College administrators made more last-minute class cancellations than usual before the first day of the semester.

The college raised the minimum number of students required for a class to run from 10 to 12. Last semester, classes ran with a minimum of 10 students, and in years past, classes ran with just eight. 

Vice President for Learning Tanya Millner said small class sizes do not use faculty time efficiently, calling the decision to increase the cut-off  a “resource allocation issue.” 

“It’s very difficult to spread a finite amount of human resources over, you know, 5,000 sections of two people in each of them,” Millner said. “That’s an exaggerated example.”

Millner added: “Is it better for you to be teaching five sections of two students in each of those? Is it better for the students? Is it better for the faculty? Is it better for the college?
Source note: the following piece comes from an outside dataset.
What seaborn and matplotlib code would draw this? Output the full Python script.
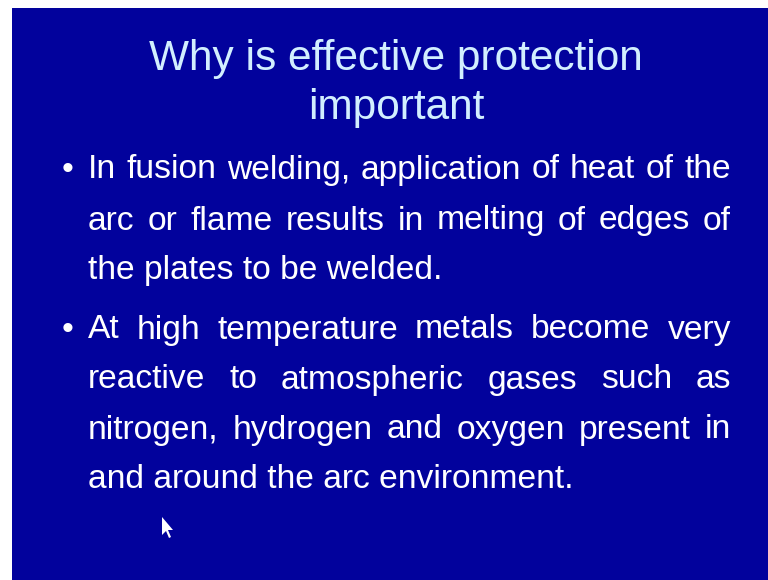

Is it better for the budget?”

Millner said the percentage of classes that are cut compared with the number offered will remain about the same.
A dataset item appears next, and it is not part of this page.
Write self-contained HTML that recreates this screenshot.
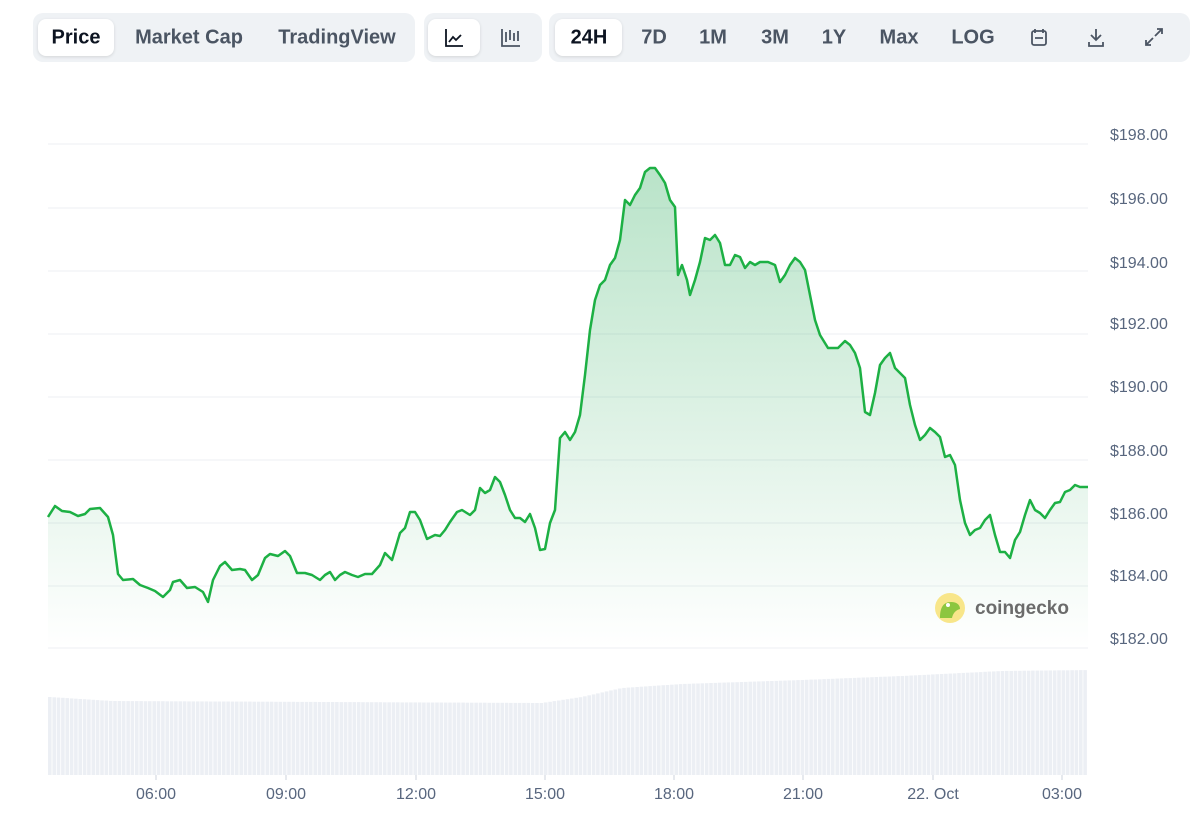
<!DOCTYPE html>
<html><head><meta charset="utf-8"><style>
body{margin:0;width:1200px;height:833px;background:#fff;font-family:"Liberation Sans",sans-serif;position:relative;overflow:hidden}
.g{position:absolute;top:13px;height:49px;background:#eff2f5;border-radius:10px}
.b{position:absolute;top:6px;height:37px;border-radius:8px;background:#fff;box-shadow:0 1px 3px rgba(0,0,0,.12)}
.t{position:absolute;top:38px;transform:translate(-50%,-50%);font-size:20px;font-weight:bold;color:#4b5563;white-space:nowrap}
.t.k{color:#0d1421}
.y{position:absolute;left:1110px;font-size:16px;color:#58667e;transform:translateY(-50%)}
.x{position:absolute;top:795px;font-size:16px;color:#58667e;transform:translate(-50%,-50%)}
</style></head><body>
<div class="g" style="left:33px;width:382px"><div class="b" style="left:5px;width:76px"></div></div>
<div class="g" style="left:424px;width:118px"><div class="b" style="left:4px;width:52px"></div></div>
<div class="g" style="left:549px;width:641px"><div class="b" style="left:6px;width:67px"></div></div>
<div class="t k" style="left:76px">Price</div>
<div class="t" style="left:189px">Market Cap</div>
<div class="t" style="left:337px">TradingView</div>
<div class="t k" style="left:589px">24H</div>
<div class="t" style="left:654px">7D</div>
<div class="t" style="left:713px">1M</div>
<div class="t" style="left:775px">3M</div>
<div class="t" style="left:834px">1Y</div>
<div class="t" style="left:899px">Max</div>
<div class="t" style="left:973px">LOG</div>
<svg style="position:absolute;left:0;top:0" width="1200" height="833">
<g fill="none" stroke="#0d1421" stroke-width="1.8"><path d="M446 29v17h17M449 42l4-5 3 3 5-5"/></g>
<g fill="none" stroke="#4b5563" stroke-width="1.8"><path d="M502 29v17h18M506 32v10M510 30v10M514 33v8M518 31v10"/>
<rect x="1032" y="31" width="14" height="14" rx="2"/><path d="M1035 29v4M1043 29v4M1035 38h8"/>
<path d="M1096 29v11M1091 35l5 5 5-5M1089 42v4h14v-4"/>
<path d="M1155 36l7-7M1157 29h5v5M1153 38l-7 7M1146 40v5h5"/></g>
<defs><linearGradient id="gr" x1="0" y1="0" x2="0" y2="1"><stop offset="0" stop-color="#16a34a" stop-opacity=".3"/><stop offset="1" stop-color="#16a34a" stop-opacity="0"/></linearGradient></defs>
<g stroke="#eceff3" stroke-width="1">
<line x1="48" x2="1088" y1="144" y2="144"/><line x1="48" x2="1088" y1="208" y2="208"/><line x1="48" x2="1088" y1="271" y2="271"/><line x1="48" x2="1088" y1="334" y2="334"/><line x1="48" x2="1088" y1="397" y2="397"/><line x1="48" x2="1088" y1="460" y2="460"/><line x1="48" x2="1088" y1="523" y2="523"/><line x1="48" x2="1088" y1="586" y2="586"/><line x1="48" x2="1088" y1="648" y2="648"/>
</g>
<g id="vol"></g>
<path id="fill" fill="url(#gr)"/>
<path id="ln" fill="none" stroke="#1db044" stroke-width="2.5" stroke-linejoin="round"/>
<g stroke="#ccd3dc"><line x1="156" x2="156" y1="775" y2="780"/><line x1="286" x2="286" y1="775" y2="780"/><line x1="416" x2="416" y1="775" y2="780"/><line x1="545" x2="545" y1="775" y2="780"/><line x1="674" x2="674" y1="775" y2="780"/><line x1="803" x2="803" y1="775" y2="780"/><line x1="933" x2="933" y1="775" y2="780"/><line x1="1062" x2="1062" y1="775" y2="780"/></g>
<circle cx="950" cy="608" r="15" fill="#f8e68a"/><path d="M940 618c0-10 3-16 11-16 6 0 9 3 9 7-4 1-7 4-8 9z" fill="#8dc63f"/><circle cx="948" cy="605" r="2" fill="#fff"/>
<text x="975" y="614" font-size="19" font-weight="bold" fill="#6b6b6b" font-family="Liberation Sans,sans-serif">coingecko</text>
</svg>
<div class="y" style="top:136px">$198.00</div><div class="y" style="top:200px">$196.00</div><div class="y" style="top:264px">$194.00</div><div class="y" style="top:325px">$192.00</div><div class="y" style="top:388px">$190.00</div><div class="y" style="top:452px">$188.00</div><div class="y" style="top:515px">$186.00</div><div class="y" style="top:577px">$184.00</div><div class="y" style="top:640px">$182.00</div>
<div class="x" style="left:156px">06:00</div><div class="x" style="left:286px">09:00</div><div class="x" style="left:416px">12:00</div><div class="x" style="left:545px">15:00</div><div class="x" style="left:674px">18:00</div><div class="x" style="left:803px">21:00</div><div class="x" style="left:933px">22. Oct</div><div class="x" style="left:1062px">03:00</div>
<script>
var p=[48,517,55,506,62,511,70,512,78,516,85,514,90,509,100,508,108,517,113,535,118,574,123,580,133,579,140,585,148,588,155,591,163,597,170,590,173,582,180,580,187,588,195,587,203,592,208,602,213,580,220,566,225,562,232,570,240,569,245,570,252,580,258,575,265,558,270,554,278,556,285,551,290,556,297,573,305,573,312,575,320,580,325,575,330,572,335,580,340,575,345,572,352,575,358,577,365,574,372,574,380,565,385,553,392,560,400,533,405,528,410,512,415,512,420,520,427,539,435,535,440,536,445,530,450,522,457,512,462,510,470,515,475,510,480,488,485,493,490,490,495,477,500,482,505,495,510,510,515,518,520,518,525,522,530,514,535,528,540,550,545,549,550,523,555,510,560,438,565,432,570,440,575,432,580,415,585,375,590,330,595,300,600,285,605,280,610,265,615,258,620,240,625,200,630,205,635,195,640,188,645,172,650,168,655,168,660,175,665,183,670,200,675,207,678,275,682,265,687,280,690,295,695,280,700,262,705,238,710,240,715,235,720,243,725,265,730,265,735,255,740,257,745,268,750,262,755,265,760,262,768,262,775,265,780,282,785,275,790,265,795,258,800,262,805,270,810,295,815,320,820,335,828,348,838,348,845,341,850,345,855,353,860,368,865,412,870,415,875,393,880,365,885,358,890,353,895,368,900,373,905,378,910,405,915,425,920,440,925,435,930,428,935,432,940,437,945,457,950,455,955,465,960,500,965,523,970,535,975,530,980,528,985,520,990,515,995,535,1000,552,1005,552,1010,558,1015,540,1020,532,1025,515,1030,500,1035,510,1040,513,1045,518,1050,510,1055,503,1060,502,1065,492,1070,490,1075,485,1080,487,1088,487];
var d="M"+p[0]+" "+p[1];for(var i=2;i<p.length;i+=2)d+="L"+p[i]+" "+p[i+1];
document.getElementById('ln').setAttribute('d',d);
document.getElementById('fill').setAttribute('d',d+"L1088 648L48 648Z");
function vt(x){var k=[[48,697],[110,701],[540,703],[580,697],[620,688],[680,684],[800,680],[900,676],[1000,671],[1088,670]];for(var i=1;i<k.length;i++){if(x<=k[i][0]){var a=k[i-1],b=k[i];return a[1]+(b[1]-a[1])*(x-a[0])/(b[0]-a[0]);}}return 670;}
var s="";for(var x=48;x<1085;x+=4.35){var t=vt(x);var w=Math.min(3.6,1088-x);s+='<rect x="'+x.toFixed(1)+'" y="'+t.toFixed(1)+'" width="'+w.toFixed(1)+'" height="'+(775-t).toFixed(1)+'" fill="#eceff4"/>';}
document.getElementById('vol').innerHTML=s;
</script>
</body></html>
“We’re making sure we’re meeting student … demand,” Millner said.

Some small classes, however, might be exceptions to the 12-student minimum.

For example, a course with only one section or a class that runs only once a year and is a requirement for graduation might not be canceled for low enrollment, Millner said. 
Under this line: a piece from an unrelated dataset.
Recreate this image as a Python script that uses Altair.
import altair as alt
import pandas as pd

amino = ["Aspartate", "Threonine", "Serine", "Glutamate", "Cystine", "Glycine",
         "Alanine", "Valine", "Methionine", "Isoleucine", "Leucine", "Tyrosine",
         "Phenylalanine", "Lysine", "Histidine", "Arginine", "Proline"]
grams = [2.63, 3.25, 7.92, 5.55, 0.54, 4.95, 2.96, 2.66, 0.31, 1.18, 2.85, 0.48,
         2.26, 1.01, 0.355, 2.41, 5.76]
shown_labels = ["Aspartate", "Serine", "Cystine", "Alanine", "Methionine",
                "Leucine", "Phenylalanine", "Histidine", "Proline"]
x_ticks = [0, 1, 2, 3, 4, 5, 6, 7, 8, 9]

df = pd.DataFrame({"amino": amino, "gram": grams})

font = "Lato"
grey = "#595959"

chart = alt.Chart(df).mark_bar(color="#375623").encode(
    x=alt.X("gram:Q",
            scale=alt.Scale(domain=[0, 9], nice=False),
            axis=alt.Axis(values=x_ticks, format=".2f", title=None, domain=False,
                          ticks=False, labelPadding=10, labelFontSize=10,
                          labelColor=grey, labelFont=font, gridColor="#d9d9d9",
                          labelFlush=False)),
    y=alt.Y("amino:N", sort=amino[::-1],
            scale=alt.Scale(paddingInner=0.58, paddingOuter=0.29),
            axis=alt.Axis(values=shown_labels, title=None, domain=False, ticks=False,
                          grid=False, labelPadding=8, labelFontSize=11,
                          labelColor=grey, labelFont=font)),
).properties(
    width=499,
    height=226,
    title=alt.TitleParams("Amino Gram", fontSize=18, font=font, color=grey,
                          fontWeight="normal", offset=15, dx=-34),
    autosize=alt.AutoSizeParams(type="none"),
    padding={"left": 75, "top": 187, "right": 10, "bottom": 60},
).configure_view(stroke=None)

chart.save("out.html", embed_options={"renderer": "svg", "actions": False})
“Who’s in the class?” Millner asked. “Who’s teaching the class? How many times is this class offered? Who needs it for graduation? Who needs it to move on to the next highest level of their program?”

Courtney Buiniskis, who teaches communications part-time, said course cancellations are “stressful” for adjunct professors who lose classes after working up to 30 hours on syllabi and assignments.

“You’re not getting compensated for all of the work that you did to prepare for the class,” Buiniskis said.

Plus, when full-time professors’ classes are canceled, they are sometimes assigned  to take over adjuncts’ classes.

Callie Harvilicz, a fall cybersecurity graduate, said she had hoped to take an American Sign Language class before the college canceled her class because of low enrollment. Harvilicz said she never took the course.

Harvilicz added that compared to universities, small class sizes are “one of the charms of AACC.”

Buiniskis agreed.

“Financially, it may not be effective,” Buiniskis said. “But I’ve taught a class with five students and let me tell you something, every student’s life was changed after that.”